Where had he put his keys? Corbin lifted a stack of mail in search of them.
“I don’t understand what you’re thinking, son. Don’t you remember how hard you took it when you guys split up?”
“I remember.”
“So do I,” his dad said flatly. “It was rough on you. Starting back up with her is a really bad idea.”
Corbin walked along the counter, looking for his keys.
“Corbin.”
He glanced up to see his dad nod toward the bowl they used as a catchall. His keys lay within. “Thanks. I’ll be back in time to take you to your ten thirty group session.” Corbin strode through the chilly morning, climbed into his Navigator using only his left arm, and drove toward the inn.
Willow had come back into his life through no wish of his own. But now that she was back and he was spending time with her on a regular basis, he could see the good in her.
His dad couldn’t see the good because he was so tied to his memories of the bad. Four years ago his dad had been watching Entertainment Tonight when he’d seen coverage of Willow on the red carpet with Derek Oliver before Corbin had told his dad that he and Willow had broken up. His dad had called Corbin, irate, because it had looked to him like his son’s girlfriend was cheating on his son.
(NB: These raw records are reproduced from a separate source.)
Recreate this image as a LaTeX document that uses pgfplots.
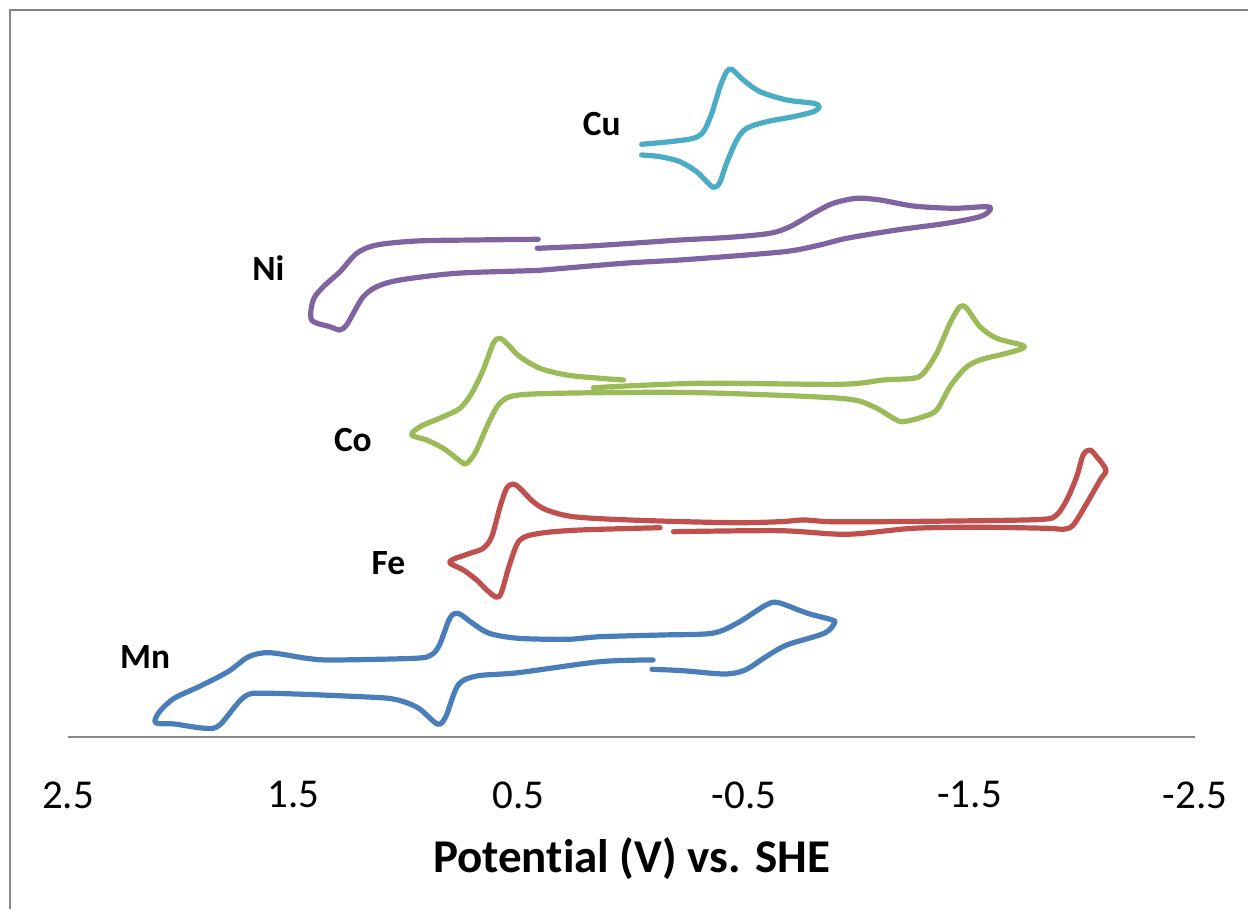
\documentclass[border=0pt]{standalone}
\usepackage{pgfplots}
\pgfplotsset{compat=1.18}
\usepackage{fontspec}
\setmainfont{Carlito}[Ligatures=NoCommon]
\definecolor{cuC}{HTML}{4BACC6}
\definecolor{niC}{HTML}{8064A2}
\definecolor{coC}{HTML}{9BBB59}
\definecolor{feC}{HTML}{C0504D}
\definecolor{mnC}{HTML}{4A7EBB}
\definecolor{axC}{HTML}{868686}
\begin{document}
\begin{tikzpicture}
\useasboundingbox (0,0) rectangle (624pt,454.5pt);
\draw[axC, line width=0.9pt] (5pt,0) -- (5pt,449.5pt) -- (624pt,449.5pt);
\begin{axis}[
  at={(34pt,86pt)}, anchor=south west,
  scale only axis, width=563.5pt, height=363.5pt,
  x dir=reverse, xmin=-2.5, xmax=2.5, ymin=0, ymax=727,
  hide y axis, axis x line*=bottom,
  x axis line style={-, draw=axC, line width=1pt},
  major tick length=0pt,
  xtick={-2.5,-1.5,-0.5,0.5,1.5,2.5},
  xticklabels={-2.5,-1.5,-0.5,0.5,1.5,2.5},
  xticklabel style={font=\fontsize{20.5}{24}\selectfont, anchor=north, inner sep=0pt, yshift=-22pt},
  xlabel={Potential (V) vs. SHE},
  xlabel style={font=\fontsize{23.5}{28}\selectfont\bfseries, at={(axis description cs:0.5,0)}, anchor=north, inner sep=0pt, yshift=-50pt, xshift=0pt},
  clip=false,
  every axis plot/.append style={line width=2.6pt, smooth, line join=round, line cap=round, mark=none},
]
% Cu
\addplot[cuC] coordinates {
(-0.045,582) (-0.127,580.3) (-0.215,575.3) (-0.289,565.3) (-0.334,555.3) (-0.363,549.7)
(-0.390,553.7) (-0.422,573.7) (-0.467,597) (-0.511,608.7) (-0.600,615.3) (-0.718,620.3)
(-0.807,625.3) (-0.833,630.3) (-0.807,633.7) (-0.689,637) (-0.570,645.3) (-0.496,657)
(-0.445,667.7) (-0.422,665.3) (-0.393,650.3) (-0.356,623.7) (-0.319,605.3) (-0.274,598.7)
(-0.171,595.3) (-0.045,592.7)
};
% Ni
\addplot[niC] coordinates {
(0.418,488.7) (0.184,491) (-0.038,494.3) (-0.215,497) (-0.437,499.7) (-0.614,503.7)
(-0.703,510.3) (-0.807,523.7) (-0.895,533.7) (-0.999,538.7) (-1.103,537) (-1.250,531)
(-1.428,528.7) (-1.576,530.3) (-1.591,527) (-1.546,520.3) (-1.398,513.7) (-1.177,507)
(-0.955,498.7) (-0.836,492) (-0.703,486) (-0.511,482) (-0.215,477) (0.036,473.7)
(0.391,467) (0.450,466.3) (0.776,463.7) (1.027,457) (1.130,450.3) (1.190,440.3)
(1.234,423.7) (1.264,412) (1.293,407) (1.338,410.3) (1.419,417) (1.412,437)
(1.367,450.3) (1.293,465.3) (1.219,483.7) (1.130,492) (0.953,496) (0.702,497) (0.414,497.7)
};
% Co
\addplot[coC] coordinates {
(0.169,349.3) (-0.304,353.7) (-0.925,352.7) (-1.117,357) (-1.250,358.7) (-1.295,363.7)
(-1.354,383.7) (-1.413,413.7) (-1.457,430.3) (-1.487,428.7) (-1.546,410.3) (-1.620,398.7)
(-1.731,392) (-1.736,388.7) (-1.665,383.7) (-1.546,377) (-1.480,368.7) (-1.413,350.3)
(-1.354,327) (-1.295,320.3) (-1.206,315.3) (-1.162,318.7) (-1.073,330.3) (-0.925,338.7)
(-0.304,344.3) (0.140,344.3) (0.436,343) (0.539,340.3) (0.591,332) (0.635,313.7)
(0.687,287) (0.716,277) (0.739,273) (0.776,278.7) (0.835,288.7) (0.909,297)
(0.975,302) (0.938,310.3) (0.835,320.3) (0.761,328.7) (0.709,343.7) (0.658,367)
(0.613,393.7) (0.583,398.7) (0.547,392) (0.495,380.3) (0.406,368.7) (0.288,362)
(0.140,358.7) (0.036,357)
};
% Fe
\addplot[feC] coordinates {
(-0.186,205.3) (-0.659,206.3) (-0.955,202.7) (-1.250,208.7) (-1.546,209.7) (-1.842,208.7)
(-1.916,207.7) (-1.960,212) (-2.020,233.7) (-2.079,257) (-2.105,267) (-2.064,280.3)
(-2.034,287) (-2.004,282) (-1.975,260.3) (-1.931,237) (-1.886,222) (-1.827,217.7)
(-1.546,216.3) (-1.103,215.3) (-0.881,215.3) (-0.762,217) (-0.659,215.3) (-0.437,214.3)
(0.007,217) (0.258,220.3) (0.376,227) (0.436,235.3) (0.495,248.7) (0.524,253)
(0.554,248.7) (0.583,230.3) (0.620,200.3) (0.658,188.7) (0.716,183.7) (0.791,177.7)
(0.805,173.7) (0.746,167) (0.687,157) (0.642,147) (0.598,139.7) (0.576,145.3)
(0.539,173.7) (0.495,197) (0.406,203.7) (0.228,207) (-0.127,209.3)
};
% Mn
\addplot[mnC] coordinates {
(-0.091,67.7) (-0.229,66.3) (-0.413,63) (-0.504,67) (-0.597,80.3) (-0.689,92)
(-0.855,103.7) (-0.900,113.7) (-0.891,117) (-0.781,123.7) (-0.652,134.3) (-0.597,132)
(-0.468,113.7) (-0.357,103.7) (-0.136,102) (0.140,100.3) (0.282,97.7) (0.503,98.7)
(0.631,103.7) (0.705,113.7) (0.769,123.7) (0.806,118.7) (0.852,92) (0.889,82)
(0.962,78.7) (1.330,77) (1.441,78.7) (1.606,84.3) (1.698,80.3) (1.790,65.3)
(1.919,50.3) (2.029,38.7) (2.094,25.3) (2.112,14.3) (2.029,13) (1.891,8.7)
(1.827,12) (1.717,40.3) (1.606,43.7) (1.146,39.7) (1.036,37) (0.944,28.7)
(0.861,13) (0.824,20.3) (0.769,52) (0.686,61) (0.503,64.3) (0.140,75.3) (-0.096,77)
};
\node[font=\fontsize{17.7}{20}\selectfont\bfseries] at (axis cs:0.132,613) {Cu};
\node[font=\fontsize{17.7}{20}\selectfont\bfseries] at (axis cs:1.611,468.7) {Ni};
\node[font=\fontsize{17.7}{20}\selectfont\bfseries] at (axis cs:1.236,297) {Co};
\node[font=\fontsize{17.7}{20}\selectfont\bfseries] at (axis cs:1.078,174) {Fe};
\node[font=\fontsize{17.7}{20}\selectfont\bfseries] at (axis cs:2.158,80) {Mn};
\end{axis}
\end{tikzpicture}
\end{document}
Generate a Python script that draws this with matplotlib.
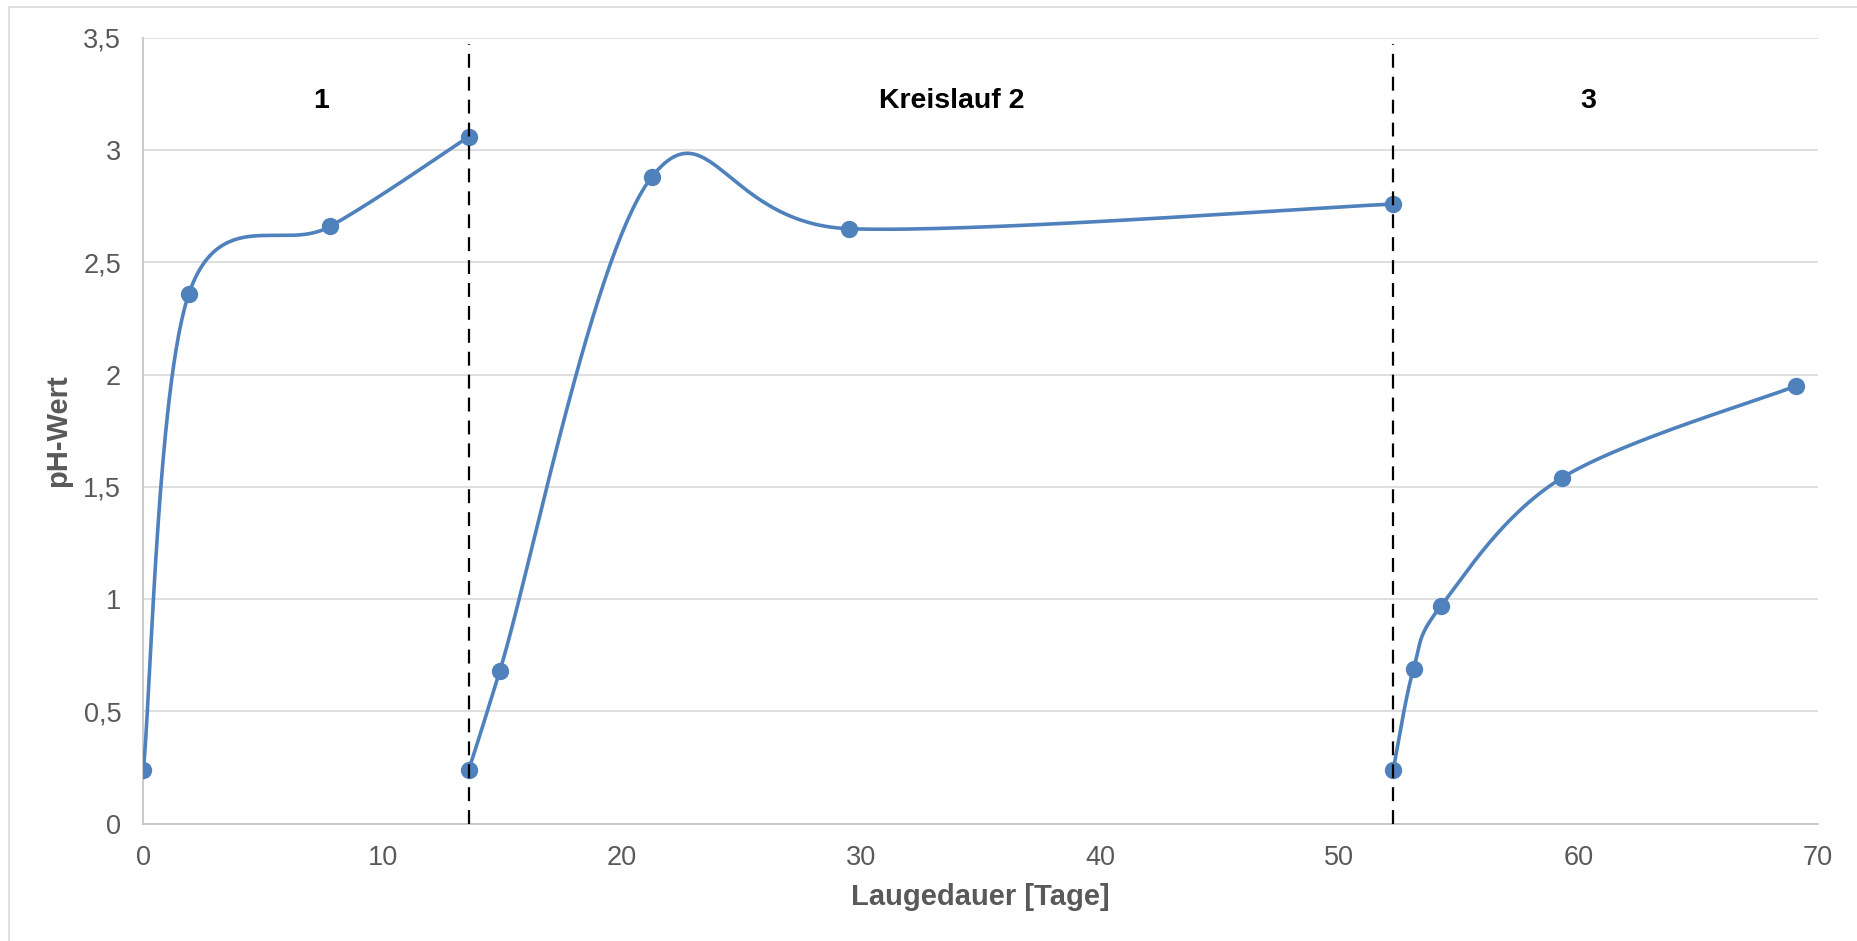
import numpy as np
import matplotlib
matplotlib.use("Agg")
import matplotlib.pyplot as plt
from matplotlib.patches import Rectangle

plt.rcParams["font.family"] = ["Liberation Sans", "DejaVu Sans"]
plt.rcParams["lines.scale_dashes"] = False

# Leaching runs (Kreisläufe): time in days and pH value
run1_days = [0.0, 1.9, 7.8, 13.6]
run1_ph = [0.24, 2.36, 2.66, 3.06]

run2_days = [13.6, 14.9, 21.25, 29.5, 52.25]
run2_ph = [0.24, 0.68, 2.88, 2.65, 2.76]

run3_days = [52.25, 53.1, 54.25, 59.3, 69.1]
run3_ph = [0.24, 0.69, 0.97, 1.54, 1.95]

run_boundaries = [13.6, 52.25]
run_labels = ["1", "Kreislauf 2", "3"]
run_label_x = [7.45, 33.8, 60.4]

x_ticks = [0, 10, 20, 30, 40, 50, 60, 70]
y_ticks = [0, 0.5, 1, 1.5, 2, 2.5, 3, 3.5]

BLUE = "#4f81bd"
GREY_TEXT = "#595959"
GRID = "#d9d9d9"


def smooth_curve(xs, ys, steps=60):
    """Catmull-Rom style Bezier smoothing (as used by spreadsheet smoothed lines)."""
    p = np.column_stack([xs, ys]).astype(float)
    n = len(p)
    out = []
    t = np.linspace(0, 1, steps)[:, None]
    for i in range(n - 1):
        p0 = p[max(i - 1, 0)]
        p1 = p[i]
        p2 = p[i + 1]
        p3 = p[min(i + 2, n - 1)]
        c1 = p1 + (p2 - p0) / 6.0
        c2 = p2 - (p3 - p1) / 6.0
        seg = ((1 - t) ** 3) * p1 + 3 * ((1 - t) ** 2) * t * c1 + 3 * (1 - t) * t ** 2 * c2 + t ** 3 * p2
        out.append(seg if i == 0 else seg[1:])
    out = np.vstack(out)
    return out[:, 0], out[:, 1]


fig = plt.figure(figsize=(18.58, 9.41), dpi=100)
ax = fig.add_axes([143.4 / 1858, 1 - 823.6 / 941, (1817.8 - 143.4) / 1858, (823.6 - 37.9) / 941])

# light chart-area frame
fig.patches.append(Rectangle((9 / 1858, -0.1), 1.2, 1 - 7.5 / 941 + 0.1,
                             transform=fig.transFigure, fill=False,
                             edgecolor=GRID, linewidth=1.2, zorder=0))

for xs, ys in [(run1_days, run1_ph), (run2_days, run2_ph), (run3_days, run3_ph)]:
    sx, sy = smooth_curve(xs, ys)
    ax.plot(sx, sy, color=BLUE, linewidth=2.6, solid_capstyle="round", zorder=3)
    ax.plot(xs, ys, linestyle="none", marker="o", markersize=12.5,
            color=BLUE, markeredgewidth=0, zorder=4)

for xb in run_boundaries:
    ax.plot([xb, xb], [0, 3.475], color="black", linewidth=1.6,
            dashes=(10, 6.5), zorder=5)

for lx, lab in zip(run_label_x, run_labels):
    ax.text(lx, 3.22, lab, ha="center", va="center", fontsize=20.5,
            fontweight="bold", color="black")

ax.set_xlim(0, 70)
ax.set_ylim(0, 3.5)
ax.set_xticks(x_ticks)
ax.set_yticks(y_ticks)
ax.set_xticklabels([str(v) for v in x_ticks])
ax.set_yticklabels([("%g" % v).replace(".", ",") for v in y_ticks])
ax.tick_params(axis="both", length=0, labelsize=19.5, colors=GREY_TEXT)
ax.tick_params(axis="x", pad=15.5)
ax.tick_params(axis="y", pad=16)

ax.grid(axis="y", color=GRID, linewidth=1.2)
ax.set_axisbelow(True)
for side in ["top", "right"]:
    ax.spines[side].set_visible(False)
for side in ["left", "bottom"]:
    ax.spines[side].set_color("#c6c6c6")
    ax.spines[side].set_linewidth(1.3)

fig.text(980 / 1858, 1 - 897 / 941, "Laugedauer [Tage]", ha="center", va="center",
         fontsize=21, fontweight="bold", color=GREY_TEXT)
fig.text(58 / 1858, 1 - 431 / 941, "pH-Wert", ha="center", va="center",
         rotation=90, fontsize=21, fontweight="bold", color=GREY_TEXT)

fig.savefig("out.png", dpi=100, facecolor="white")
Corbin wasn’t in the habit of sharing the details of his relationships with his dad, but he’d tried to set things right back then. He’d explained his role in their breakup. Corbin had always understood just how much he was at fault for the end of his relationship with Willow. But his dad never had been able to understand. He’d picked sides while watching Entertainment Tonight and decided that Willow was the enemy.
The fact that Corbin had been miserable for months after their relationship ended hadn’t helped Willow’s standin
g in his dad’s eyes. He’d blamed her for Corbin’s heartbreak, in large part because he himself had faced a similar heartbreak when Corbin’s mom had walked out on them thirty years before.
His dad’s mental health had been shaky during Corbin’s preschool years. But so long as Dawn Stewart had loved him and remained by his side, he’d been able to keep his life on course. When she’d jerked her love away, it had devastated his dad. His life headed into a ditch, and bipolar disorder took the upper hand.
His dad had been suspicious of women in general and beautiful women—like Dawn and Willow—in particular ever since.
Divorce hadn’t been easy for his father.
Neither had parenting.
The honest truth was that it hadn’t always been easy for Corbin to be his father’s son, either. At times, it had been downright brutal for them both. But one thing Corbin knew—his dad had done his best. He’d earned money to feed and clothe Corbin. He’d sacrificed to make sure Corbin had every chance to learn and play the game of football. Whenever his work schedule had allowed, he’d shown up at Corbin’s middle school and high school games. He’d driven him to every tournament.
His dad had supported Corbin when Corbin had needed it, and now it was Corbin’s turn to support his dad. He’d made the choice to act as his dad’s caregiver. He didn’t regret it, and he didn’t blame his dad for the fact that Corbin’s professional life was currently in a holding pattern.
He wanted to be a football commentator one day, but there was no way he could pursue that at this point. Not with his dad’s health the way it was. It wouldn’t be possible for him to do everything he needed to do for his dad, plus work full time, plus travel for work.
The City of Shore Pine, Population 6,220 sign slid past.
Their move to Washington had ended up serving several purposes, some of them unexpected. Until they’d come to Shore Pine, Corbin hadn’t fully understood how beneficial it would be for his dad to see Mark, Jill, and their kids on an almost daily basis. The kids had brought something to his dad’s life—and to his own—that had been missing.
It surprised Corbin how much his dad had taken to the Pacific Northwest. Here they were surrounded by green hills and blue water. The pace was slower. They could go watch a game at a bar or grab chicken wings for dinner, and no one would mob them.